— START OF DATA SECTION —

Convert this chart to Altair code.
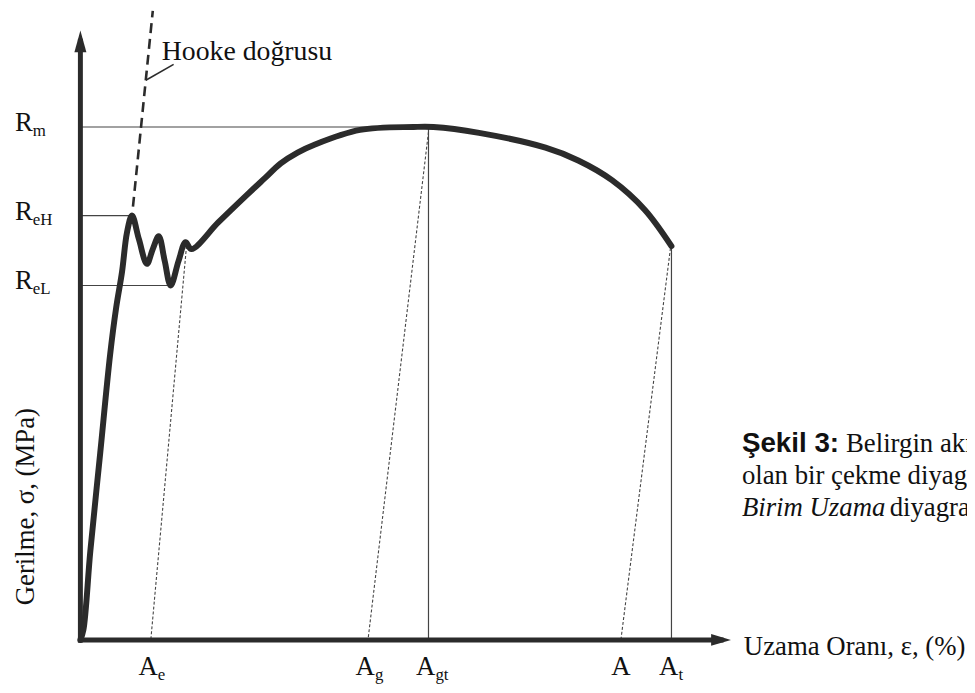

— END OF DATA SECTION —
— START OF DATA SECTION —

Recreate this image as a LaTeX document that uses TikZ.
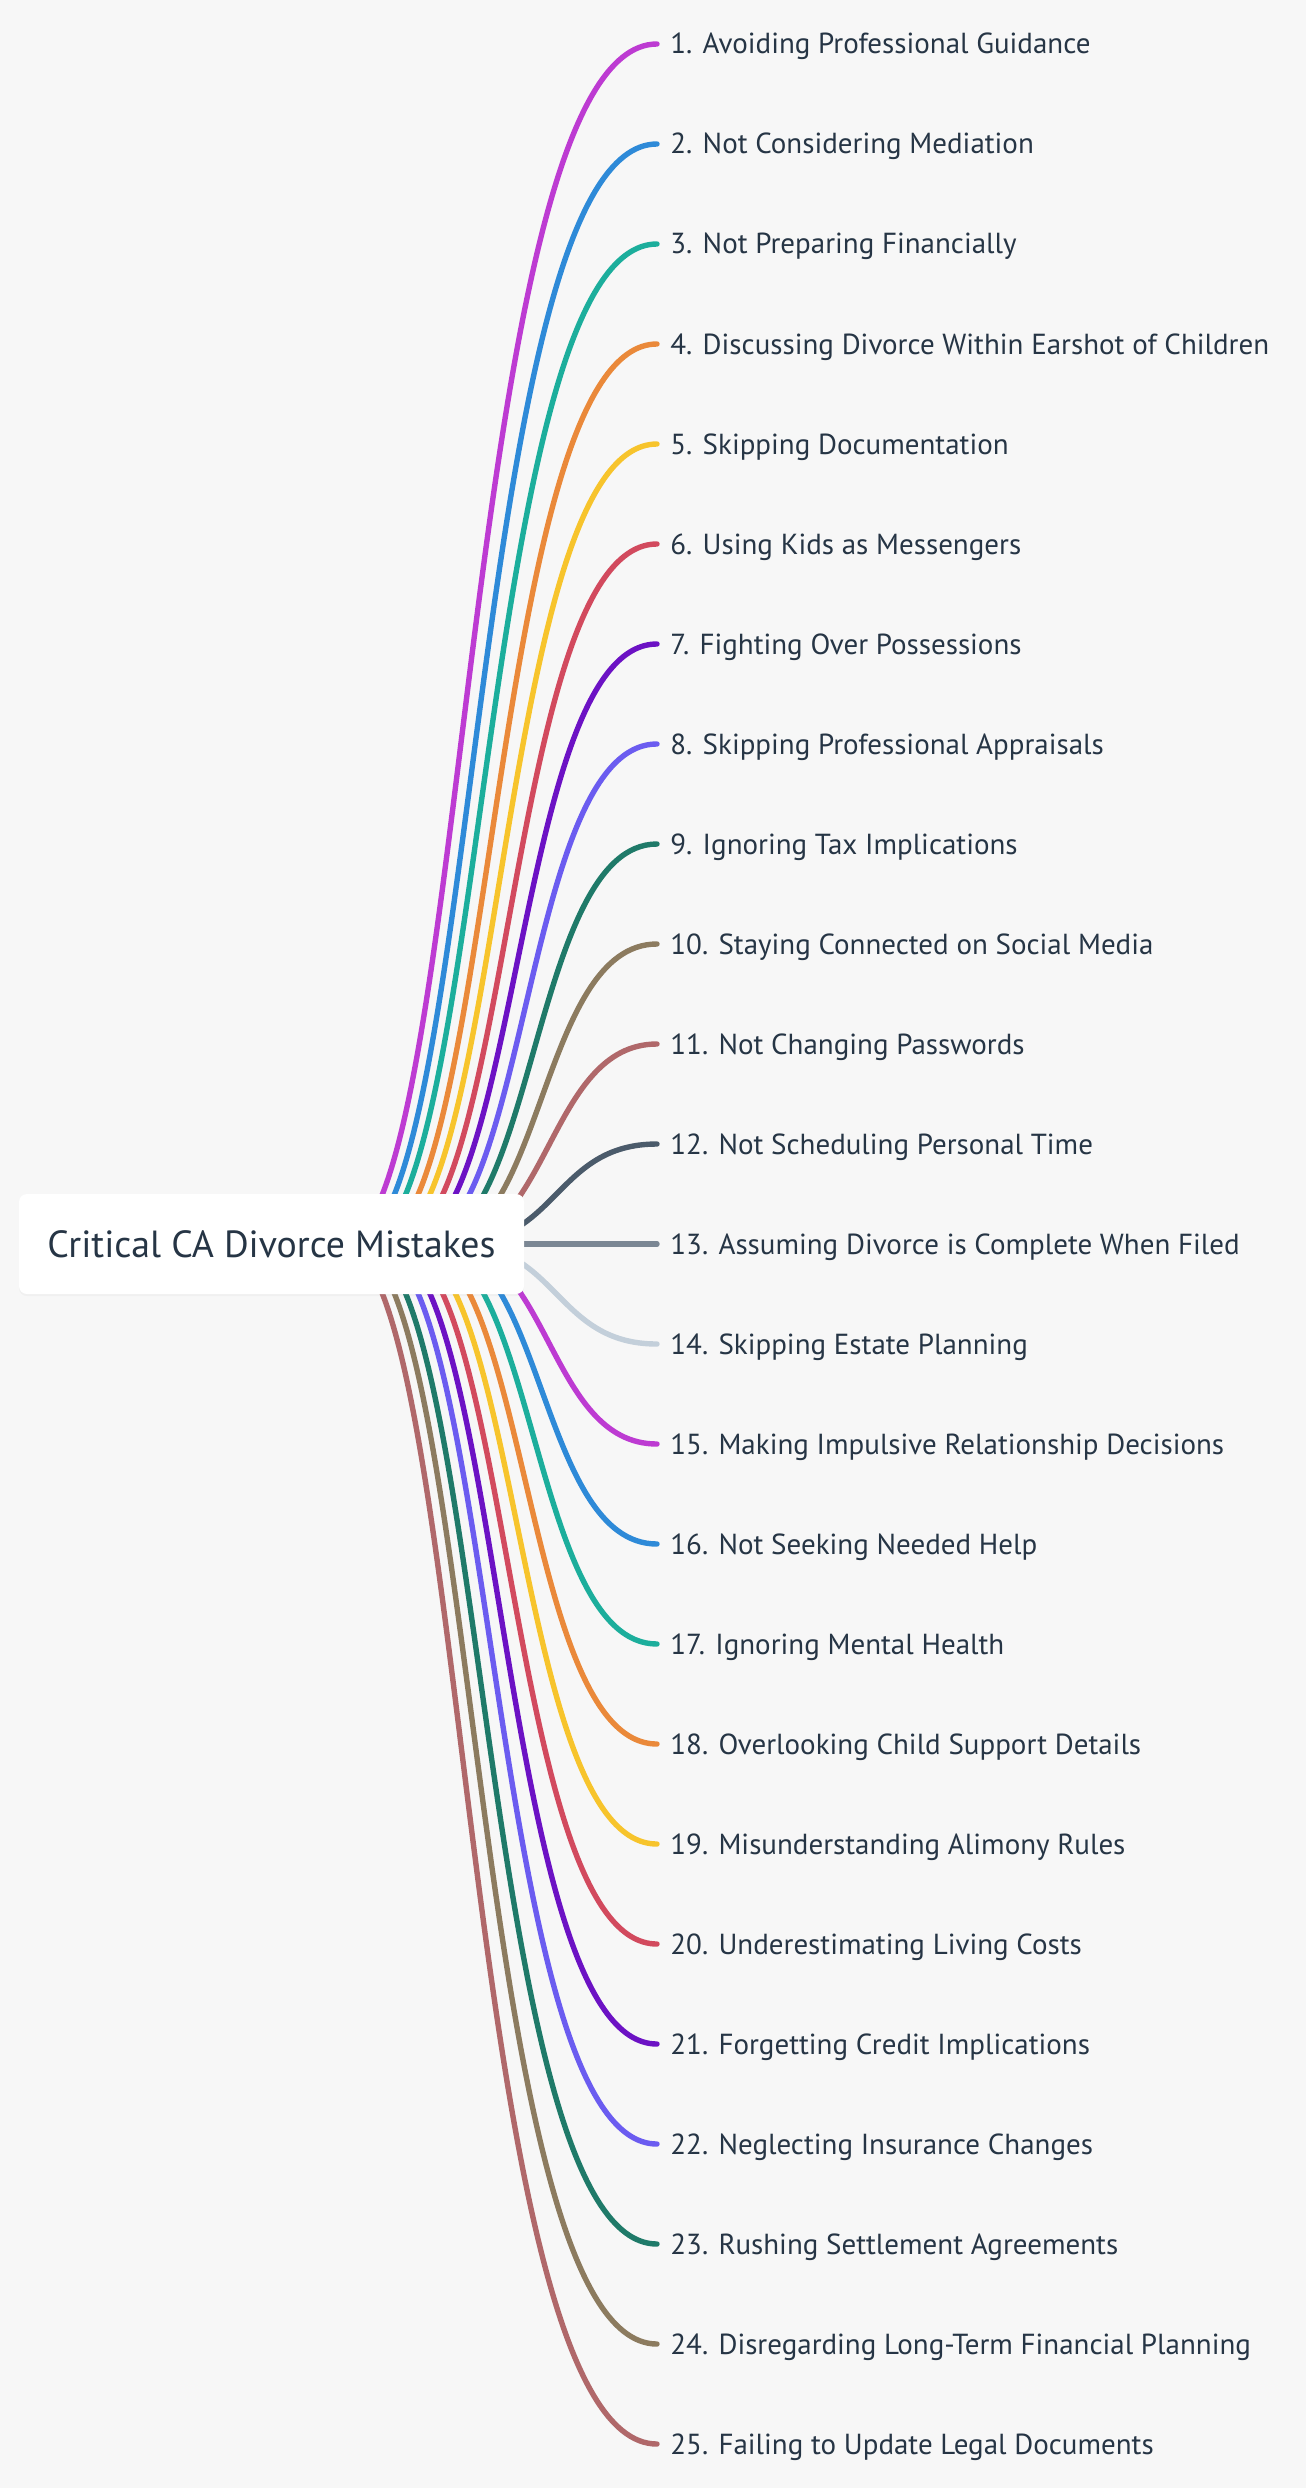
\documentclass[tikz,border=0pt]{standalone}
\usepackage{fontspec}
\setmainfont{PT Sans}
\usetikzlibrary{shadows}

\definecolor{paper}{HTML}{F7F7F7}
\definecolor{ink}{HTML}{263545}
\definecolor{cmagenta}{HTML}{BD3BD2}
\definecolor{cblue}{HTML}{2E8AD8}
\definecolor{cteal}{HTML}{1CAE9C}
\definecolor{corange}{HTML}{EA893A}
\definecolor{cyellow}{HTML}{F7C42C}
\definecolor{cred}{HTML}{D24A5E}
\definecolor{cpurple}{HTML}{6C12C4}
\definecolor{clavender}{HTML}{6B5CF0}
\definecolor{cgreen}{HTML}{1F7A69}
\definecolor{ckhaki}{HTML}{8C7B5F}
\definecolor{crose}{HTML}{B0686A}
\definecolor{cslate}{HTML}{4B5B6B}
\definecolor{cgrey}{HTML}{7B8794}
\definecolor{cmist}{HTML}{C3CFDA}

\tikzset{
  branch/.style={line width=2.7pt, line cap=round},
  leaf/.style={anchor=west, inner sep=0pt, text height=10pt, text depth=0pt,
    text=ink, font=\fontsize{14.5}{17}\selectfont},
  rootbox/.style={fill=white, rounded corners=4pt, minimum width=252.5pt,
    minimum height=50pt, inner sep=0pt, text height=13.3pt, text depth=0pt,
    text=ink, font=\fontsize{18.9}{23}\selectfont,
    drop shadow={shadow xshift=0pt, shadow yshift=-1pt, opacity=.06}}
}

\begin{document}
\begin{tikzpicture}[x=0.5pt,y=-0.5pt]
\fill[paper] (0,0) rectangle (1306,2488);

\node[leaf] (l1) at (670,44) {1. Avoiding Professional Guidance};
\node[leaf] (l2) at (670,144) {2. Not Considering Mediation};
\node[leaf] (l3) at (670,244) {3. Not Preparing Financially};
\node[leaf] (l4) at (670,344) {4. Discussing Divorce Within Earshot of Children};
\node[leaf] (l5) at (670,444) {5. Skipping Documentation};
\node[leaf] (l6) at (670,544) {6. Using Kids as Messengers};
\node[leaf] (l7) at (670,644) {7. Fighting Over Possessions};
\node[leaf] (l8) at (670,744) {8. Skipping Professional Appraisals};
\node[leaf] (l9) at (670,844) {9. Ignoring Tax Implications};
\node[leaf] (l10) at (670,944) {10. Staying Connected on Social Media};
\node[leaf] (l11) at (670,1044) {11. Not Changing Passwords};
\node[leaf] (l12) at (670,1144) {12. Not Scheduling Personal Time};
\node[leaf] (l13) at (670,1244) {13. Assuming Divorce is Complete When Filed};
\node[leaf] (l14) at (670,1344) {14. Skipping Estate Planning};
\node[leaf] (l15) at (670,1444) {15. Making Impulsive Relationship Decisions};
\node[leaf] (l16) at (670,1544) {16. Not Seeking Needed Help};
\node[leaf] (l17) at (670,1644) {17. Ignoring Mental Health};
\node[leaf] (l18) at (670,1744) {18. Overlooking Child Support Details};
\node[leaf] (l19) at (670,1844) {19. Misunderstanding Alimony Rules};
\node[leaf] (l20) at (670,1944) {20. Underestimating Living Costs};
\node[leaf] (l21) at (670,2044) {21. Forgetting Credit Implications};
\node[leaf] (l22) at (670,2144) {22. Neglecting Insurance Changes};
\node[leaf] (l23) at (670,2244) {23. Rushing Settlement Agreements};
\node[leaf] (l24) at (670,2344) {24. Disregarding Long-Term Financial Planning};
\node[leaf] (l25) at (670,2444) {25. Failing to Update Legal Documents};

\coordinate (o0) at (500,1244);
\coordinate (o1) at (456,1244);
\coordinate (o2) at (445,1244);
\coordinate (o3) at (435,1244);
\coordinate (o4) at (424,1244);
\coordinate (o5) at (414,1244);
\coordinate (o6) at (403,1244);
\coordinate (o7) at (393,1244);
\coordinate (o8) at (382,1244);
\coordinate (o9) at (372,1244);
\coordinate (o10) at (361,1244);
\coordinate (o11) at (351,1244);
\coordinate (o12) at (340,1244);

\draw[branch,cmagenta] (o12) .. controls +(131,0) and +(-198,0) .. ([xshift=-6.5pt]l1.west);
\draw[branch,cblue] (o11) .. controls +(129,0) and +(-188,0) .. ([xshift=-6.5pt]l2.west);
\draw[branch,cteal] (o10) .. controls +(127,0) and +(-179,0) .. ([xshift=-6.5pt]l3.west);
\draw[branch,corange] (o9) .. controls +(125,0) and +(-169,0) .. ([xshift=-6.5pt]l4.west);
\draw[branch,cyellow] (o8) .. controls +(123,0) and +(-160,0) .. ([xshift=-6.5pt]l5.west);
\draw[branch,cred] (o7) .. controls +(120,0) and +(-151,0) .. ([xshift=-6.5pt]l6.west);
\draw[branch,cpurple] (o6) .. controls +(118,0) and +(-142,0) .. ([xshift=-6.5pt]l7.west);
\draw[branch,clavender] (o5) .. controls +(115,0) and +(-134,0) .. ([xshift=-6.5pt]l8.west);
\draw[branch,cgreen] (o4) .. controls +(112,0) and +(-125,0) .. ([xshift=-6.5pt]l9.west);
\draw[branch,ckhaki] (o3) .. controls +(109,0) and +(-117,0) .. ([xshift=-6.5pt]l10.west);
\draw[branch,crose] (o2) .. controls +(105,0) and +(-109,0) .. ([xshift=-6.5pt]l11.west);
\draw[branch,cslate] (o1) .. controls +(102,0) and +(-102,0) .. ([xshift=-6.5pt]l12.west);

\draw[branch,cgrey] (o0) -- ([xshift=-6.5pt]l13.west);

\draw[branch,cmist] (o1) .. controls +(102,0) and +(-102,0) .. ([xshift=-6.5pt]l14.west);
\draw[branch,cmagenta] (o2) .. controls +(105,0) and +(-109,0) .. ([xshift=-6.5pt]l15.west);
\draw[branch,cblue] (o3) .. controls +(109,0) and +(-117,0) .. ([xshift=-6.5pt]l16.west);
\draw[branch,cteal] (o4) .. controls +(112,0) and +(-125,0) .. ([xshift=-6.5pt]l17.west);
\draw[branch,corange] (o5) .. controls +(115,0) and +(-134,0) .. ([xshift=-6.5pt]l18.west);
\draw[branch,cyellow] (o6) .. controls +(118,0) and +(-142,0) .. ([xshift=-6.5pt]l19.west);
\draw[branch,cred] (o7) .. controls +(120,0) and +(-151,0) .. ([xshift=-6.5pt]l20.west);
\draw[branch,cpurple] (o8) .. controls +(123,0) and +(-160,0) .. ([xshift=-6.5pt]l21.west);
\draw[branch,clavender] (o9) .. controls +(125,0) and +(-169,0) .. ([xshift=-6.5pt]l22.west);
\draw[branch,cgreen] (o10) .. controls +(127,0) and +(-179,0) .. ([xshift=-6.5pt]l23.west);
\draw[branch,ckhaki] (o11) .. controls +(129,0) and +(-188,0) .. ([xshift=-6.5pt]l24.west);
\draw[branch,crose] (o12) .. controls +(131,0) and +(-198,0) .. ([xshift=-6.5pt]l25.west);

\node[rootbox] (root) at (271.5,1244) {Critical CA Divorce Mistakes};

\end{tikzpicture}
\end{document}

— END OF DATA SECTION —

*WHAT YOU ARE ASKED TO DO:* Look through the listing and extract every line with "this" in it.

*SOLUTION:*
Convert this chart to Altair code.
Recreate this image as a LaTeX document that uses TikZ.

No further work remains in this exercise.